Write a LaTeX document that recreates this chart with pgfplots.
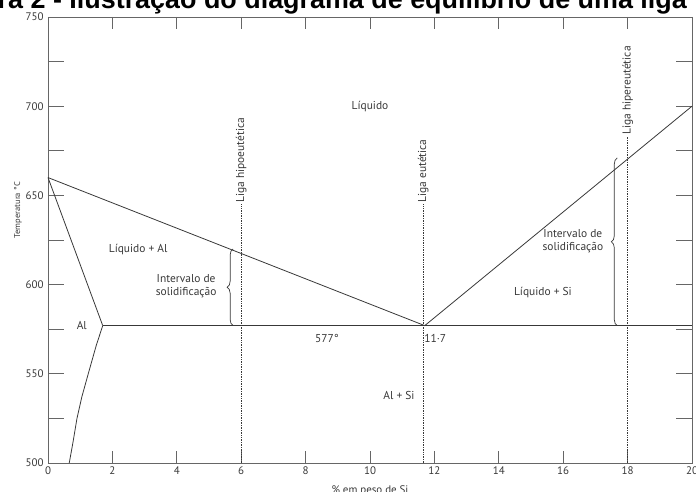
\documentclass[border=0pt]{standalone}
\usepackage{pgfplots}
\pgfplotsset{compat=1.18}
\usepackage{fontspec}
\setmainfont{PT Sans}
\newfontfamily\titlefont{Liberation Sans}
\usetikzlibrary{decorations.pathreplacing}
\definecolor{ink}{gray}{0.22}
\definecolor{axisgray}{gray}{0.4}
\begin{document}
\begin{tikzpicture}
\begin{axis}[
  scale only axis, width=644bp, height=446bp,
  xmin=0, xmax=20, ymin=500, ymax=750,
  xtick={0,2,...,20},
  ytick={500,550,...,750},
  minor ytick={525,575,...,725},
  tick align=inside,
  major tick length=12bp,
  x tick style={/pgfplots/major tick length=12bp},
  y tick style={/pgfplots/major tick length=16bp},
  minor tick length=16bp,
  axis line style={axisgray, line width=0.9bp},
  tick style={axisgray, line width=0.9bp},
  ticklabel style={font=\fontsize{11}{13}\selectfont, text=ink},
  yticklabel style={xshift=-1bp},
  /pgf/number format/assume math mode=true,
  clip=false,
]
% liquidus
\addplot[ink, line width=0.8bp] coordinates {(0,660) (11.7,577) (20,700)};
% eutectic isotherm
\addplot[ink, line width=0.8bp] coordinates {(1.7,577) (20,577)};
% solidus / solvus of Al
\addplot[ink, line width=0.8bp] coordinates {(0,660) (1.7,577)};
\addplot[ink, line width=0.8bp] coordinates {(1.7,577) (1.5,566) (1.25,550) (1.05,537) (0.9,525) (0.78,512) (0.66,500)};
% dotted composition lines
\addplot[ink, densely dotted, line width=0.7bp] coordinates {(6,500) (6,645)};
\addplot[ink, densely dotted, line width=0.7bp] coordinates {(11.65,500) (11.65,645)};
\addplot[ink, densely dotted, line width=0.7bp] coordinates {(18,500) (18,683)};
% braces
\draw[ink, line width=0.7bp, decorate, decoration={brace, amplitude=6bp}] (axis cs:5.75,577) -- (axis cs:5.75,620);
\draw[ink, line width=0.7bp, decorate, decoration={brace, amplitude=6bp}] (axis cs:17.68,577) -- (axis cs:17.68,671);
% labels
\begin{scope}[every node/.style={font=\fontsize{11.5}{13.5}\selectfont, text=ink}]
\node at (axis cs:10,700) {Líquido};
\node at (axis cs:2.8,619.5) {Líquido + Al};
\node[align=center, font=\fontsize{11.5}{13}\selectfont] at (axis cs:4.29,599) {Intervalo de\\solidificação};
\node at (axis cs:1.05,577) {Al};
\node at (axis cs:8.66,570) {577°};
\node[anchor=west, inner sep=1bp] at (axis cs:11.65,570) {11·7};
\node at (axis cs:10.9,538) {Al + Si};
\node at (axis cs:15.37,595.3) {Líquido + Si};
\node[align=center, font=\fontsize{11.5}{13}\selectfont] at (axis cs:16.3,624.4) {Intervalo de\\solidificação};
\node[rotate=90, anchor=west, inner sep=1.5bp] at (axis cs:6,645) {Liga hipoeutética};
\node[rotate=90, anchor=west, inner sep=1.5bp] at (axis cs:11.65,645) {Liga eutética};
\node[rotate=90, anchor=west, inner sep=1.5bp] at (axis cs:18,683) {Liga hipereutética};
\end{scope}
\node[xshift=-30bp, rotate=90, font=\fontsize{8.5}{10}\selectfont, text=ink] at (rel axis cs:0,0.567) {Temperatura °C};
\node[anchor=north, inner sep=0pt, font=\fontsize{11}{13}\selectfont, text=ink] at (rel axis cs:0.5,0) [yshift=-22bp] {\% em peso de Si};
\node[anchor=base east, inner sep=0pt, font=\titlefont\bfseries\fontsize{27}{30}\selectfont] at (rel axis cs:1,1) [xshift=-5bp, yshift=8.5bp] {Figura 2 - Ilustração do diagrama de equilíbrio de uma liga};
\end{axis}
\pgfresetboundingbox
\path[use as bounding box] (-48bp,-29bp) rectangle (648bp,463bp);
\end{tikzpicture}
\end{document}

────────────────────────────────────────

Go through the data above and transcribe it in full, omitting any image.

Write a LaTeX document that recreates this chart with pgfplots.
\documentclass[border=0pt]{standalone}
\usepackage{pgfplots}
\pgfplotsset{compat=1.18}
\usepackage{fontspec}
\setmainfont{PT Sans}
\newfontfamily\titlefont{Liberation Sans}
\usetikzlibrary{decorations.pathreplacing}
\definecolor{ink}{gray}{0.22}
\definecolor{axisgray}{gray}{0.4}
\begin{document}
\begin{tikzpicture}
\begin{axis}[
  scale only axis, width=644bp, height=446bp,
  xmin=0, xmax=20, ymin=500, ymax=750,
  xtick={0,2,...,20},
  ytick={500,550,...,750},
  minor ytick={525,575,...,725},
  tick align=inside,
  major tick length=12bp,
  x tick style={/pgfplots/major tick length=12bp},
  y tick style={/pgfplots/major tick length=16bp},
  minor tick length=16bp,
  axis line style={axisgray, line width=0.9bp},
  tick style={axisgray, line width=0.9bp},
  ticklabel style={font=\fontsize{11}{13}\selectfont, text=ink},
  yticklabel style={xshift=-1bp},
  /pgf/number format/assume math mode=true,
  clip=false,
]
% liquidus
\addplot[ink, line width=0.8bp] coordinates {(0,660) (11.7,577) (20,700)};
% eutectic isotherm
\addplot[ink, line width=0.8bp] coordinates {(1.7,577) (20,577)};
% solidus / solvus of Al
\addplot[ink, line width=0.8bp] coordinates {(0,660) (1.7,577)};
\addplot[ink, line width=0.8bp] coordinates {(1.7,577) (1.5,566) (1.25,550) (1.05,537) (0.9,525) (0.78,512) (0.66,500)};
% dotted composition lines
\addplot[ink, densely dotted, line width=0.7bp] coordinates {(6,500) (6,645)};
\addplot[ink, densely dotted, line width=0.7bp] coordinates {(11.65,500) (11.65,645)};
\addplot[ink, densely dotted, line width=0.7bp] coordinates {(18,500) (18,683)};
% braces
\draw[ink, line width=0.7bp, decorate, decoration={brace, amplitude=6bp}] (axis cs:5.75,577) -- (axis cs:5.75,620);
\draw[ink, line width=0.7bp, decorate, decoration={brace, amplitude=6bp}] (axis cs:17.68,577) -- (axis cs:17.68,671);
% labels
\begin{scope}[every node/.style={font=\fontsize{11.5}{13.5}\selectfont, text=ink}]
\node at (axis cs:10,700) {Líquido};
\node at (axis cs:2.8,619.5) {Líquido + Al};
\node[align=center, font=\fontsize{11.5}{13}\selectfont] at (axis cs:4.29,599) {Intervalo de\\solidificação};
\node at (axis cs:1.05,577) {Al};
\node at (axis cs:8.66,570) {577°};
\node[anchor=west, inner sep=1bp] at (axis cs:11.65,570) {11·7};
\node at (axis cs:10.9,538) {Al + Si};
\node at (axis cs:15.37,595.3) {Líquido + Si};
\node[align=center, font=\fontsize{11.5}{13}\selectfont] at (axis cs:16.3,624.4) {Intervalo de\\solidificação};
\node[rotate=90, anchor=west, inner sep=1.5bp] at (axis cs:6,645) {Liga hipoeutética};
\node[rotate=90, anchor=west, inner sep=1.5bp] at (axis cs:11.65,645) {Liga eutética};
\node[rotate=90, anchor=west, inner sep=1.5bp] at (axis cs:18,683) {Liga hipereutética};
\end{scope}
\node[xshift=-30bp, rotate=90, font=\fontsize{8.5}{10}\selectfont, text=ink] at (rel axis cs:0,0.567) {Temperatura °C};
\node[anchor=north, inner sep=0pt, font=\fontsize{11}{13}\selectfont, text=ink] at (rel axis cs:0.5,0) [yshift=-22bp] {\% em peso de Si};
\node[anchor=base east, inner sep=0pt, font=\titlefont\bfseries\fontsize{27}{30}\selectfont] at (rel axis cs:1,1) [xshift=-5bp, yshift=8.5bp] {Figura 2 - Ilustração do diagrama de equilíbrio de uma liga};
\end{axis}
\pgfresetboundingbox
\path[use as bounding box] (-48bp,-29bp) rectangle (648bp,463bp);
\end{tikzpicture}
\end{document}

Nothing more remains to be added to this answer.